On the Standardbred side, 10% of revenue would go toward supplements for trotters and pacers sired by Kentucky stallions. Harness industry representatives said the provision is designed to invigorate the Standardbred breeding industry in the state.

"I think it would be good for Kentucky to have a bill pass," said trainer Larry Demeritte, who races at Turfway in the winter. "Most people outside of our industry just look at the gambling side, but there's more to it than that. Look at the jobs we create.

"It's also more than just high-profile breeding farms. There are a lot of smaller farms that depend on being able to sell their horses. Last year, with (mare reproductive loss syndrome), some smaller farms really got hurt. Hopefully they can bounce back."

Purses at each track would be determined according to the amount of play in the EGDs. The bill says 50% of the revenue would be pooled between the five Thoroughbred tracks, and distributed according to the amount bet at each facility.

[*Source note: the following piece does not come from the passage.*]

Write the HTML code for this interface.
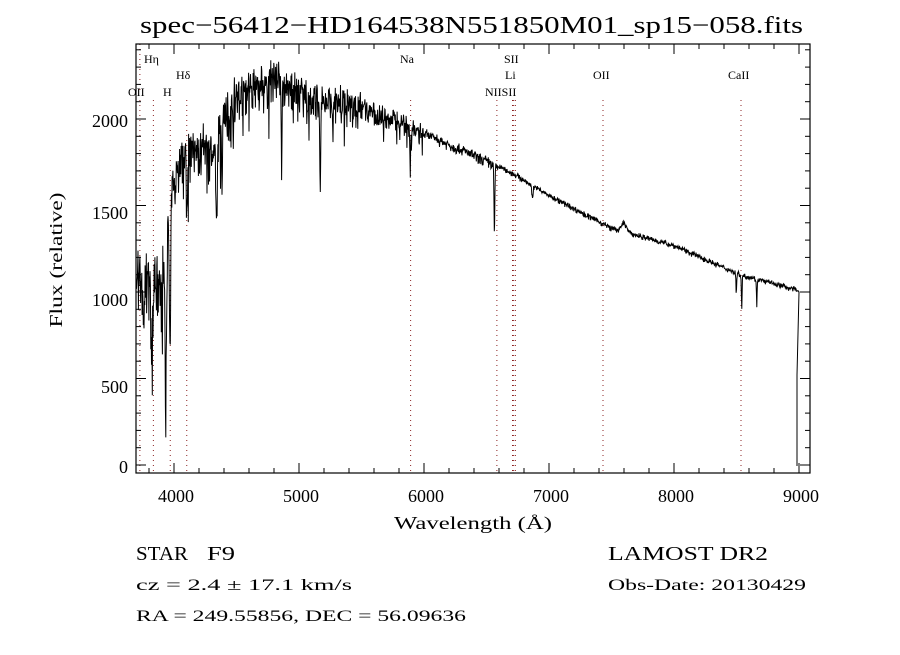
<!DOCTYPE html>
<html><head><meta charset="utf-8"><style>
body{margin:0;background:#fff;}
svg text{font-family:"Liberation Serif",serif;fill:#000;}
</style></head><body>
<svg id="s" width="900" height="650" xmlns="http://www.w3.org/2000/svg">
<rect width="900" height="650" fill="#fff"/>
<text x="140" y="33" font-size="24" textLength="663" lengthAdjust="spacingAndGlyphs">spec−56412−HD164538N551850M01_sp15−058.fits</text>
<g id="lines" stroke="#8b2020" stroke-width="1" stroke-dasharray="1,4"></g>
<g font-size="12">
<text x="144" y="63">Hη</text>
<text x="176" y="79">Hδ</text>
<text x="128" y="96">OII</text>
<text x="163" y="96">H</text>
<text x="400" y="63">Na</text>
<text x="504" y="63">SII</text>
<text x="505" y="79">Li</text>
<text x="485" y="96">NIISII</text>
<text x="593" y="79">OII</text>
<text x="728" y="79">CaII</text>
</g>
<path id="spec" fill="none" stroke="#000" stroke-width="1"/>
<rect x="136" y="44" width="674" height="429" fill="none" stroke="#000" stroke-width="1.2"/>
<g id="ticks" stroke="#000" stroke-width="1"></g>
<g font-size="18" font-family="Liberation Sans" text-anchor="end">
<text x="128" y="473">0</text><text x="128" y="393">500</text><text x="128" y="306">1000</text><text x="128" y="219">1500</text><text x="128" y="127">2000</text>
</g>
<g font-size="18" font-family="Liberation Sans" text-anchor="middle">
<text x="176" y="502">4000</text><text x="301" y="502">5000</text><text x="426" y="502">6000</text><text x="551" y="502">7000</text><text x="676" y="502">8000</text><text x="801" y="502">9000</text>
</g>
<text x="394" y="529" font-size="18" textLength="158" lengthAdjust="spacingAndGlyphs">Wavelength (Å)</text>
<text transform="translate(62,260) rotate(-90)" font-size="18" text-anchor="middle" textLength="135" lengthAdjust="spacingAndGlyphs">Flux (relative)</text>
<text x="136" y="560" font-size="20" textLength="52" lengthAdjust="spacingAndGlyphs">STAR</text>
<text x="207" y="560" font-size="20" textLength="28" lengthAdjust="spacingAndGlyphs">F9</text>
<text x="136" y="590" font-size="16" textLength="216" lengthAdjust="spacingAndGlyphs">cz = 2.4 ± 17.1 km/s</text>
<text x="136" y="621" font-size="16" textLength="330" lengthAdjust="spacingAndGlyphs">RA = 249.55856, DEC =  56.09636</text>
<text x="608" y="560" font-size="20" textLength="160" lengthAdjust="spacingAndGlyphs">LAMOST DR2</text>
<text x="608" y="590" font-size="16" textLength="198" lengthAdjust="spacingAndGlyphs">Obs-Date: 20130429</text>
</svg>
<script>
var X=function(l){return 174+(l-4000)*0.125},Y=function(f){return 465-f*0.173};
var t=document.getElementById('ticks'),h='';
for(var l=3800;l<=9000;l+=200){var x=X(l),len=(l%1000==0)?10:5;h+='<line x1="'+x+'" y1="473" x2="'+x+'" y2="'+(473-len)+'"/><line x1="'+x+'" y1="44" x2="'+x+'" y2="'+(44+len)+'"/>';}
for(var f=0;f<=2400;f+=100){var y=Y(f),len=(f%500==0)?10:5;h+='<line x1="136" y1="'+y+'" x2="'+(136+len)+'" y2="'+y+'"/><line x1="810" y1="'+y+'" x2="'+(810-len)+'" y2="'+y+'"/>';}
t.innerHTML=h;
var lg='';[3727,3835,3970,4102,5893,6583,6708,6717,6731,7432,8536].forEach(function(l){var x=X(l);lg+='<line x1="'+x+'" y1="100" x2="'+x+'" y2="473"/>';});
lg+='<line x1="'+X(3727)+'" y1="44" x2="'+X(3727)+'" y2="90"/>';
document.getElementById('lines').innerHTML=lg;
var seed=7;function r(){seed=(seed*16807)%2147483647;return seed/2147483647;}
var cp=[[3700,1150],[3900,1050],[4000,1700],[4100,1820],[4300,1850],[4500,2150],[4800,2250],[5000,2150],[5500,2080],[6000,1920],[6500,1760],[6700,1690],[7000,1560],[7500,1370],[8000,1270],[8500,1110],[9000,1010]];
function cont(l){for(var i=0;i<cp.length-1;i++){if(l<=cp[i+1][0]){var a=cp[i],b=cp[i+1],u=(l-a[0])/(b[0]-a[0]);return a[1]+u*(b[1]-a[1]);}}return 1010;}
var abs=[[3760,250,10],[3820,420,10],[3933,900,7],[3968,850,7],[4102,350,5],[4340,550,7],[4383,250,5],[4861,600,4],[5170,500,5],[5270,200,5],[5890,250,4],[6563,400,5],[6867,60,8],[7600,-50,30],[8498,120,4],[8542,200,4],[8662,150,4]];
var d='';
for(var l=3700;l<=9000;l+=3){var c=cont(l),amp=l<4000?220:l<4500?170:l<5500?130:l<6000?70:l<6600?35:18;
var f=c+(r()-0.6)*2*amp*(r()<0.5?1:0.5);
if(l<6000&&r()<0.08)f-=amp*1.8*r();
abs.forEach(function(a){var z=(l-a[0])/a[2];f-=a[1]*Math.exp(-z*z);});
d+=(d?'L':'M')+X(l).toFixed(1)+','+Y(f).toFixed(1);}
d+='L'+X(9000)+','+Y(1000)+'L797,'+Y(520)+'L797,466';
document.getElementById('spec').setAttribute('d',d);
</script>
</body></html>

For instance, Kentucky Downs, the all-turf track on the Tennessee border, is expected to be a major revenue-producer, but it only races seven days a year. Maline said it's probable revenue from Kentucky Downs would go to Churchill Downs, Keeneland, Ellis Park, and Turfway, "but it would still have about $12 million for seven days of racing."

Switzer said the bill has major implications for the breeding industry in light of the fact Aqueduct in New York is in line for video lottery terminals, and Florida has racetrack-gaming legislation pending. Aqueduct's fall and winter racing program could become a big lure, while Florida already is a top breeding state.

"Florida wants to get our stallions, and it could do that with more money (for purses and the breeding fund)," Switzer said. "Those stallions we have in Kentucky are our magnet."

The KTA and Kentucky HBPA initiated e-mail campaigns earlier, and intend to continue with them. The Kentucky HBPA has about 6,000 members, not all of which are based in Kentucky year-round.